In February I made reference to the unfortunate decision of the Court of Appeal in Royal Mail Group Ltd v Efobi [2019] IRLR 352 to overturn the Employment Appeal Tribunal’s earlier interpretation of section 136 of the Equality Act 2010 that made it easier decision to establish that the burden of proof at which a Respondent must show there was not a discriminatory purpose had shifted.
In simple terms, before the EAT’s decision in Efobi the general position, as set out by the House of Lords in Igen v Wong but which related to previous discrimination law and not the Equality Act, was that when bringing a discrimination claim a claimant must show a prima facie case that the treatment complained of was because of the relevant protected characteristic.
In direct discrimination claims especially this burden of proof could sometimes be a task truly worthy of Sisyphus.
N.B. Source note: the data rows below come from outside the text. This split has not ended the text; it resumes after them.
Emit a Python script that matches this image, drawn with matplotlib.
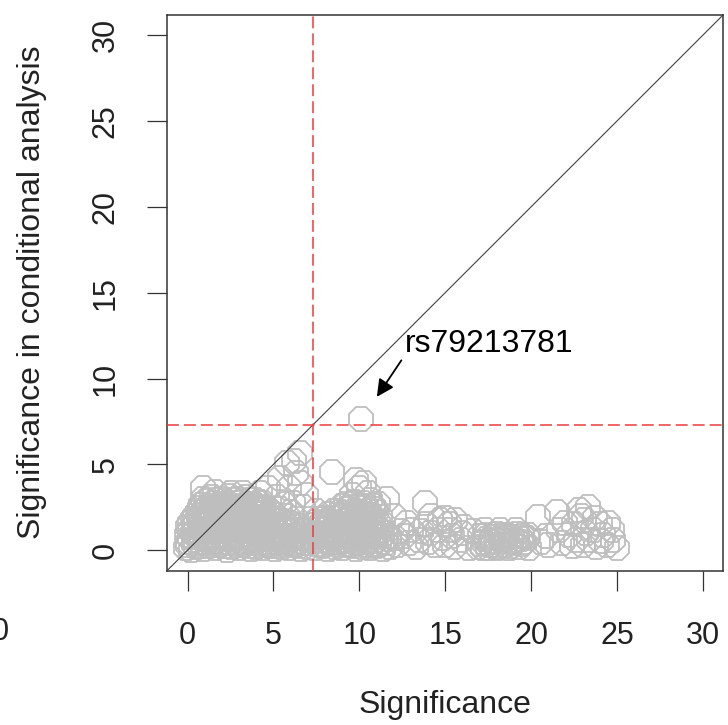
import matplotlib
matplotlib.use("Agg")
from matplotlib import pyplot as plt

plt.rcParams['font.family'] = ['Liberation Sans', 'DejaVu Sans']

# (significance, significance in conditional analysis)
low_block = [
    (-0.1, 0.1), (0.2, 0.0), (0.5, 0.2), (0.9, 0.05), (1.2, 0.25), (1.6, 0.1), (1.9, 0.3),
    (2.3, 0.0), (2.6, 0.2), (3.0, 0.1), (3.3, 0.3), (3.7, 0.05), (4.0, 0.2), (4.4, 0.1),
    (4.8, 0.25), (5.1, 0.05), (5.5, 0.2), (5.9, 0.1), (6.3, 0.3), (6.6, 0.05), (7.0, 0.2),
    (0.0, 0.5), (0.35, 0.6), (0.7, 0.45), (1.0, 0.65), (1.4, 0.5), (1.75, 0.7), (2.1, 0.5),
    (2.45, 0.65), (2.8, 0.45), (3.15, 0.7), (3.5, 0.5), (3.85, 0.6), (4.2, 0.45), (4.6, 0.65),
    (4.95, 0.5), (5.3, 0.6), (5.7, 0.45), (6.1, 0.65), (6.5, 0.5), (6.9, 0.6),
    (-0.05, 0.9), (0.3, 1.0), (0.65, 0.85), (1.0, 1.05), (1.3, 0.9), (1.7, 1.1), (2.0, 0.9),
    (2.4, 1.0), (2.75, 0.85), (3.1, 1.1), (3.45, 0.95), (3.8, 1.05), (4.15, 0.9), (4.5, 1.1),
    (4.9, 0.9), (5.25, 1.0), (5.6, 0.85), (6.0, 1.05), (6.4, 0.95), (6.8, 1.1),
    (0.0, 1.35), (0.35, 1.4), (0.7, 1.25), (1.05, 1.45), (1.4, 1.3), (1.75, 1.5), (2.1, 1.3),
    (2.45, 1.45), (2.8, 1.3), (3.15, 1.5), (3.5, 1.35), (3.85, 1.45), (4.2, 1.3), (4.55, 1.5),
    (4.9, 1.35), (5.3, 1.45), (5.7, 1.3), (6.1, 1.5), (6.5, 1.4),
    (0.3, 1.8), (0.65, 1.9), (1.0, 1.75), (1.35, 1.95), (1.7, 1.8), (2.05, 1.9), (2.4, 1.75),
    (2.75, 1.95), (3.1, 1.8), (3.45, 1.9), (3.8, 1.75), (4.15, 1.95), (4.5, 1.8), (4.9, 1.9),
    (5.3, 1.75), (5.8, 2.0), (6.3, 1.8),
    (0.6, 2.2), (0.95, 2.3), (1.3, 2.15), (1.65, 2.35), (2.0, 2.2), (2.35, 2.3), (2.7, 2.15),
    (3.05, 2.35), (3.4, 2.2), (3.75, 2.3), (4.1, 2.15), (4.45, 2.35), (4.85, 2.2), (5.4, 2.4),
    (6.0, 2.2),
    (0.8, 2.65), (1.2, 2.6), (1.55, 2.75), (1.9, 2.6), (2.25, 2.7), (2.6, 2.55), (2.95, 2.75),
    (3.3, 2.6), (3.65, 2.7), (4.0, 2.6), (4.4, 2.75),
    (0.9, 3.0), (1.4, 3.1), (1.9, 3.0), (2.4, 3.15), (2.9, 3.0), (3.4, 3.1), (3.9, 2.95),
    (0.9, 3.6), (1.6, 3.4), (2.5, 3.3), (3.2, 3.35), (4.2, 3.3), (4.7, 3.6), (5.2, 3.1),
    (5.6, 2.7),
]

low_block_more = [
    (0.05, 0.3), (0.4, 0.35), (0.75, 0.25), (1.05, 0.4), (1.4, 0.3), (1.75, 0.35), (2.1, 0.25),
    (2.45, 0.4), (2.8, 0.3), (3.15, 0.35), (3.5, 0.25), (3.9, 0.4), (4.25, 0.3), (4.6, 0.35),
    (4.95, 0.25), (5.3, 0.4), (5.7, 0.3), (6.1, 0.35), (6.5, 0.25), (6.85, 0.4),
    (0.15, 0.75), (0.5, 0.8), (0.85, 0.7), (1.2, 0.85), (1.55, 0.75), (1.9, 0.8), (2.25, 0.7),
    (2.6, 0.85), (2.95, 0.75), (3.3, 0.8), (3.65, 0.7), (4.0, 0.85), (4.35, 0.75), (4.75, 0.8),
    (5.1, 0.7), (5.45, 0.85), (5.85, 0.75), (6.25, 0.8), (6.65, 0.7), (7.05, 0.85),
    (0.15, 1.15), (0.5, 1.2), (0.85, 1.1), (1.2, 1.25), (1.55, 1.15), (1.9, 1.2), (2.25, 1.1),
    (2.6, 1.25), (2.95, 1.15), (3.3, 1.2), (3.65, 1.1), (4.0, 1.25), (4.35, 1.15), (4.7, 1.2),
    (5.1, 1.1), (5.45, 1.25), (5.85, 1.15), (6.25, 1.2), (6.7, 1.1),
    (0.15, 1.6), (0.5, 1.65), (0.85, 1.55), (1.2, 1.7), (1.55, 1.6), (1.9, 1.65), (2.25, 1.55),
    (2.6, 1.7), (2.95, 1.6), (3.3, 1.65), (3.65, 1.55), (4.0, 1.7), (4.35, 1.6), (4.7, 1.65),
    (5.1, 1.55), (5.5, 1.7), (5.95, 1.6),
    (0.45, 2.0), (0.8, 2.05), (1.15, 1.95), (1.5, 2.1), (1.85, 2.0), (2.2, 2.05), (2.55, 1.95),
    (2.9, 2.1), (3.25, 2.0), (3.6, 2.05), (3.95, 1.95), (4.3, 2.1), (4.7, 2.0), (5.1, 2.05),
    (0.75, 2.45), (1.1, 2.4), (1.45, 2.5), (1.8, 2.4), (2.15, 2.5), (2.5, 2.4), (2.85, 2.5),
    (3.2, 2.4), (3.55, 2.5), (3.9, 2.4), (4.25, 2.5), (4.65, 2.45),
    (1.05, 2.85), (1.65, 2.9), (2.15, 2.85), (2.65, 2.9), (3.15, 2.85), (3.65, 2.9), (4.15, 2.8),
]

diagonal_group = [
    (5.76, 5.07), (6.54, 5.66), (6.2, 5.2), (6.54, 3.9), (6.13, 2.75), (6.7, 2.5),
    (5.9, 3.6), (6.9, 3.2), (5.4, 4.2), (6.3, 4.5),
]

ten_block = [
    (7.4, 0.1), (7.8, 0.25), (8.2, 0.05), (8.6, 0.2), (9.0, 0.1), (9.4, 0.3), (9.8, 0.05),
    (10.2, 0.2), (10.6, 0.1), (11.0, 0.25), (11.4, 0.05), (11.8, 0.2),
    (7.3, 0.55), (7.7, 0.6), (8.1, 0.45), (8.5, 0.65), (8.9, 0.5), (9.3, 0.6), (9.7, 0.45),
    (10.1, 0.65), (10.5, 0.5), (10.9, 0.6), (11.3, 0.5), (11.7, 0.65),
    (7.5, 1.0), (7.9, 0.9), (8.3, 1.05), (8.7, 0.95), (9.1, 1.1), (9.5, 0.9), (9.9, 1.05),
    (10.3, 0.95), (10.7, 1.1), (11.1, 0.9), (11.5, 1.0),
    (7.4, 1.45), (7.8, 1.35), (8.2, 1.5), (8.6, 1.4), (9.0, 1.55), (9.4, 1.35), (9.8, 1.5),
    (10.2, 1.4), (10.6, 1.55), (11.0, 1.4), (11.4, 1.5),
    (7.6, 1.8), (8.0, 1.9), (8.4, 1.85), (8.8, 1.95), (9.2, 1.8), (9.6, 1.95), (10.0, 1.85),
    (10.4, 1.9), (10.8, 1.8), (11.2, 1.95),
    (8.5, 2.3), (8.9, 2.25), (9.3, 2.4), (9.7, 2.3), (10.1, 2.45), (10.5, 2.3), (10.9, 2.4),
    (9.2, 2.7), (9.7, 2.8), (10.2, 2.75), (10.6, 2.9), (11.1, 2.7),
    (8.38, 4.57), (9.83, 4.08), (10.0, 3.6), (10.3, 3.9), (11.6, 3.0), (9.6, 3.2),
    (10.5, 3.3), (12.0, 2.0), (7.5, 2.3),
]

ten_block_more = [
    (7.55, 0.35), (7.95, 0.3), (8.35, 0.4), (8.75, 0.3), (9.15, 0.35), (9.55, 0.25),
    (9.95, 0.4), (10.35, 0.3), (10.75, 0.35), (11.15, 0.3), (11.55, 0.4),
    (7.35, 0.8), (7.7, 0.75), (8.1, 0.85), (8.5, 0.75), (8.9, 0.8), (9.3, 0.75), (9.7, 0.85),
    (10.1, 0.75), (10.5, 0.8), (10.9, 0.75), (11.3, 0.85), (11.7, 0.8),
    (7.6, 1.2), (8.0, 1.25), (8.4, 1.15), (8.8, 1.25), (9.2, 1.2), (9.6, 1.15), (10.0, 1.25),
    (10.4, 1.2), (10.8, 1.25), (11.2, 1.15),
    (7.5, 1.65), (7.9, 1.6), (8.3, 1.7), (8.7, 1.6), (9.1, 1.7), (9.5, 1.6), (9.9, 1.7),
    (10.3, 1.6), (10.7, 1.7), (11.1, 1.6),
    (8.2, 2.1), (8.7, 2.05), (9.1, 2.15), (9.5, 2.05), (9.9, 2.15), (10.3, 2.1), (10.7, 2.05),
    (11.0, 2.2),
    (9.0, 2.55), (9.5, 2.5), (10.0, 2.6), (10.4, 2.55), (10.8, 2.6),
]

fifteen_group = [
    (12.2, 0.3), (12.6, 0.8), (13.0, 1.2), (13.5, 0.6), (13.3, 0.2), (13.8, 2.75),
    (14.1, 1.0), (14.4, 0.3), (14.7, 1.75), (14.9, 0.7), (15.0, 0.3), (15.3, 1.2),
    (15.6, 1.75), (15.9, 0.6), (16.1, 1.35), (16.4, 0.15), (12.8, 1.6), (13.9, 1.5),
    (15.5, 0.2), (12.4, 1.1), (14.2, 2.0), (15.0, 1.9),
    (12.1, 0.7), (12.9, 0.4), (13.6, 1.1), (14.6, 1.2), (15.4, 0.8), (16.0, 1.0),
    (14.0, 0.5), (15.2, 1.5),
]

eighteen_block = [
    (16.9, 0.2), (17.2, 0.5), (17.5, 0.15), (17.8, 0.45), (18.1, 0.2), (18.4, 0.55),
    (18.7, 0.1), (19.0, 0.4), (19.3, 0.2), (19.6, 0.5), (19.9, 0.15),
    (17.0, 0.8), (17.4, 0.9), (17.7, 0.75), (18.0, 0.95), (18.3, 0.8), (18.6, 0.9),
    (18.9, 0.75), (19.2, 0.95), (19.5, 0.8), (19.8, 0.9),
    (17.3, 1.2), (18.2, 1.15), (19.1, 1.2), (16.6, 1.1), (17.6, 0.3), (18.5, 0.3),
    (19.4, 0.65), (20.4, 1.95), (20.6, 0.5), (21.0, 0.3), (20.9, 0.8),
    (17.05, 0.35), (17.35, 0.65), (17.65, 0.55), (17.95, 0.3), (18.25, 0.65), (18.55, 0.7),
    (18.85, 0.5), (19.15, 0.6), (19.45, 0.35), (19.75, 0.7), (17.2, 0.15), (18.0, 0.1),
    (18.8, 0.25),
]

twentythree_group = [
    (21.5, 2.2), (22.8, 2.35), (23.1, 1.75), (24.0, 1.5), (24.7, 1.2), (24.4, 0.3),
    (25.0, 0.15), (23.4, 0.6), (22.2, 0.9), (21.8, 0.4), (22.5, 1.5), (22.9, 2.0),
    (23.6, 1.2), (24.2, 0.9), (24.8, 0.6), (23.0, 0.3), (23.8, 0.2), (22.6, 0.6),
    (21.6, 1.2), (24.5, 1.6), (23.3, 2.5),
    (22.0, 1.6), (23.2, 1.0), (24.1, 0.55), (22.4, 0.25), (23.7, 1.9),
]

top_snp = (10.12, 7.63)
top_snp_name = "rs79213781"

gw_threshold = 7.3
ticks = [0, 5, 10, 15, 20, 25, 30]

all_points = (low_block + low_block_more + diagonal_group + ten_block + ten_block_more
              + fifteen_group + eighteen_block + twentythree_group + [top_snp])
sig = [p[0] for p in all_points]
cond = [p[1] for p in all_points]

fig = plt.figure(figsize=(7.28, 7.25), dpi=100)
ax = fig.add_axes([0.2294, 0.2128, 0.7642, 0.7669])

ax.plot(sig, cond, linestyle='none', marker='8', markersize=19,
        markerfacecolor='none', markeredgecolor='#bebebe', markeredgewidth=1.3, zorder=2)

ax.plot([-1.2, 31.2], [-1.2, 31.2], color='#404040', lw=0.8, zorder=3)
ax.axvline(gw_threshold, color='#ee3b3b', lw=1.1, dashes=(7.8, 3.3), zorder=4)
ax.axhline(gw_threshold, color='#ee3b3b', lw=1.1, dashes=(7.8, 3.3), zorder=4)

ax.annotate('', xy=(top_snp[0] + 0.9, top_snp[1] + 1.3),
            xytext=(top_snp[0] + 2.33, top_snp[1] + 3.43),
            arrowprops=dict(arrowstyle='-|>', color='black', lw=1.3,
                            mutation_scale=26, shrinkA=0, shrinkB=0))
ax.text(top_snp[0] + 2.55, top_snp[1] + 4.38, top_snp_name, fontsize=23,
        ha='left', va='center')

ax.set_xlim(-1.2, 31.2)
ax.set_ylim(-1.2, 31.2)
ax.set_xticks(ticks)
ax.set_yticks(ticks)
ax.set_xticklabels([str(t) for t in ticks])
ax.set_yticklabels([str(t) for t in ticks], rotation=90, va='center')

for s in ax.spines.values():
    s.set_color('#333333')
    s.set_linewidth(1.1)
ax.tick_params(axis='both', direction='out', length=14.5, width=0.9,
               color='#333333', labelsize=22, labelcolor='#222222')
ax.tick_params(axis='x', pad=22)
ax.tick_params(axis='y', pad=19)

fig.text(445 / 728, 1 - 705 / 725, "Significance", fontsize=23,
         ha='center', va='center', color='#222222')
fig.text(32 / 728, 1 - 292 / 725, "Significance in conditional analysis", fontsize=23,
         ha='center', va='center', rotation=90, color='#222222')
# piece of the neighbouring panel's tick label, cut by the image edge
fig.text(0.0, 1 - 632 / 725, "0", fontsize=22, ha='center', va='center', color='#222222')

fig.savefig('out.png', dpi=100)
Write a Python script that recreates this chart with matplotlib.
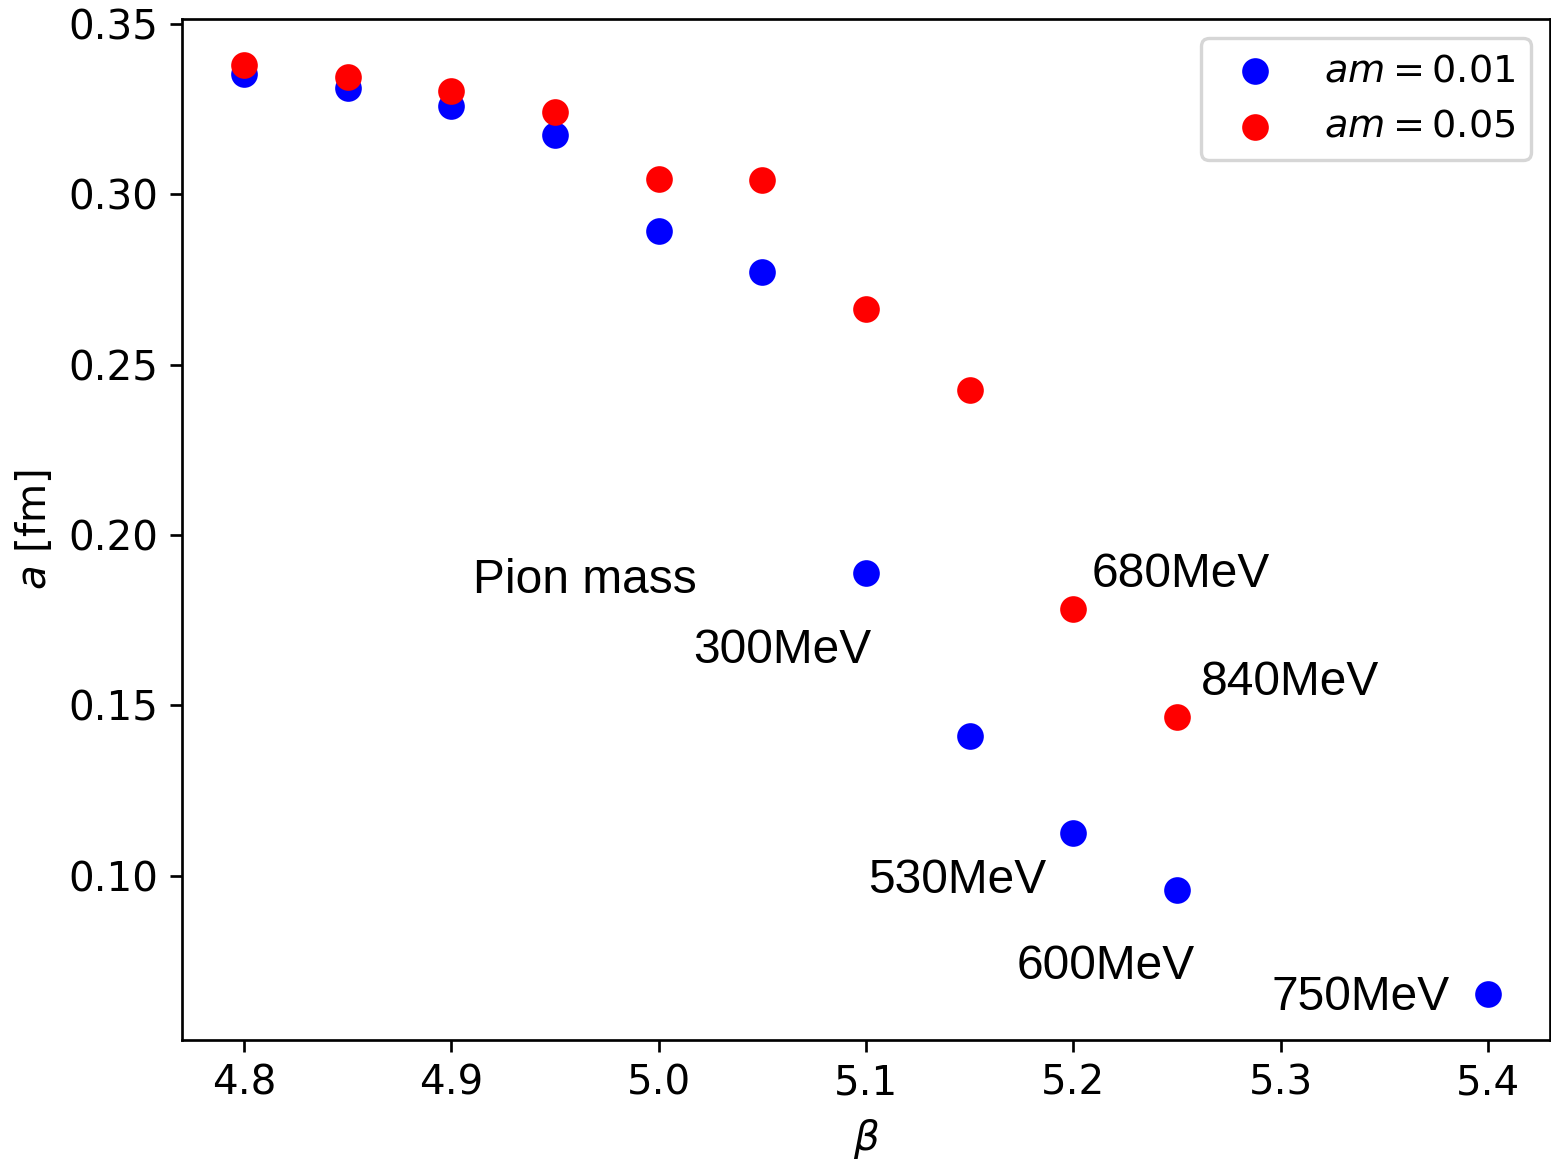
import matplotlib
matplotlib.use("Agg")
import matplotlib.pyplot as plt

beta_01 = [4.80, 4.85, 4.90, 4.95, 5.00, 5.05, 5.10, 5.15, 5.20, 5.25, 5.40]
a_01 = [0.3352, 0.3311, 0.3258, 0.3173, 0.2891, 0.2771, 0.1889, 0.1411, 0.1124, 0.0959, 0.0654]

beta_05 = [4.80, 4.85, 4.90, 4.95, 5.00, 5.05, 5.10, 5.15, 5.20, 5.25]
a_05 = [0.3378, 0.3343, 0.3302, 0.3240, 0.3044, 0.3041, 0.2663, 0.2425, 0.1783, 0.1466]

labels = ["Pion mass", "300MeV", "680MeV", "840MeV", "530MeV", "600MeV", "750MeV"]
label_x = [4.9104, 5.0164, 5.2087, 5.2617, 5.1012, 5.1725, 5.2954]
label_y = [0.1830, 0.1625, 0.1848, 0.1531, 0.0950, 0.0698, 0.0607]

plt.rcParams["font.size"] = 12

DPI = 242
fig = plt.figure(figsize=(1551 / DPI, 1160 / DPI), dpi=DPI)
ax = fig.add_axes([182 / 1551, 120 / 1160, (1550 - 182) / 1551, (1040 - 19) / 1160])

ax.scatter(beta_01, a_01, s=48, color="blue", label=r"$am = 0.01$")
ax.scatter(beta_05, a_05, s=48, color="red", label=r"$am = 0.05$")

for t, x, y in zip(labels, label_x, label_y):
    ax.text(x, y, t, fontsize=14.25, family=["Liberation Sans", "DejaVu Sans"],
            ha="left", va="baseline")

ax.set_xlim(4.77, 5.43)
ax.set_ylim(0.0518, 0.3514)
ax.set_xticks([4.8, 4.9, 5.0, 5.1, 5.2, 5.3, 5.4])
ax.set_yticks([0.10, 0.15, 0.20, 0.25, 0.30, 0.35])
ax.set_xlabel(r"$\beta$")
ax.set_ylabel(r"$a$ [fm]")
ax.legend(loc="upper right", fontsize=11.4)

fig.savefig("out.png", dpi=DPI)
And because that claimant representatives know this is the task that will face them, and because they do not following the stripping away of pre-issue disclosure mechanisms as part of the ‘red tape challenge’ have much mechanism of obtaining such evidence they do not support potentially good discrimination claims. The EAT’s decision in Efobi subtly changed the requirement. The judge found that there was no burden of proof upon the claimant which then ‘shifts’ to the Respondent, instead there is an obligation upon the tribunal (and not just the claimant) to identify a prima facie case that the treatment was because of a protected characteristic:
Section 136(2) does not put any burden on a Claimant. It requires the ET, instead, to consider all the evidence, from all sources, at the end of the hearing, so as to decide whether or not “there are facts etc” … Its effect is that if there are such facts, and no explanation from A, the ET must find the contravention proved. If, on the other hand, there are such facts, but A shows he did not contravene the provision, the ET cannot find the contravention proved … Section 136 prohibits a submission of no case to answer, because it requires the ET to consider all the evidence, not just the Claimant’s, and because it is explicit in not placing any initial burden on a Claimant. The word “facts” in section 136(2) rather than “evidence” shows, in my judgment, that Parliament requires the ET to apply section 136 at the end of the hearing, when making its findings of fact. It may therefore be misleading to refer to a shifting of the burden of proof, as this implies, contrary to the language of section 136(2), that Parliament has required a Claimant to prove something. It does not appear to me that it has done.
This is not a ground-breaking change, it would still be difficult for a claimant to make a decision to bring a case based on limited evidence but id did go a small way to reducing the evidential deficit that is forced on claimants bringing a case but even this change was overturned by the Court of Appeal in both the Efobi appeal and in Ayodele v Citylink Ltd [2018] IRLR 114.
In an interesting development on 5 November the Supreme Court granted the claimant in Efobi permission to appeal the Court of Appeal’s judgement. So, if nothing else, Igen v Wong will at least be refreshed for a post Equality Act 2010 world but maybe there are more surprises in store?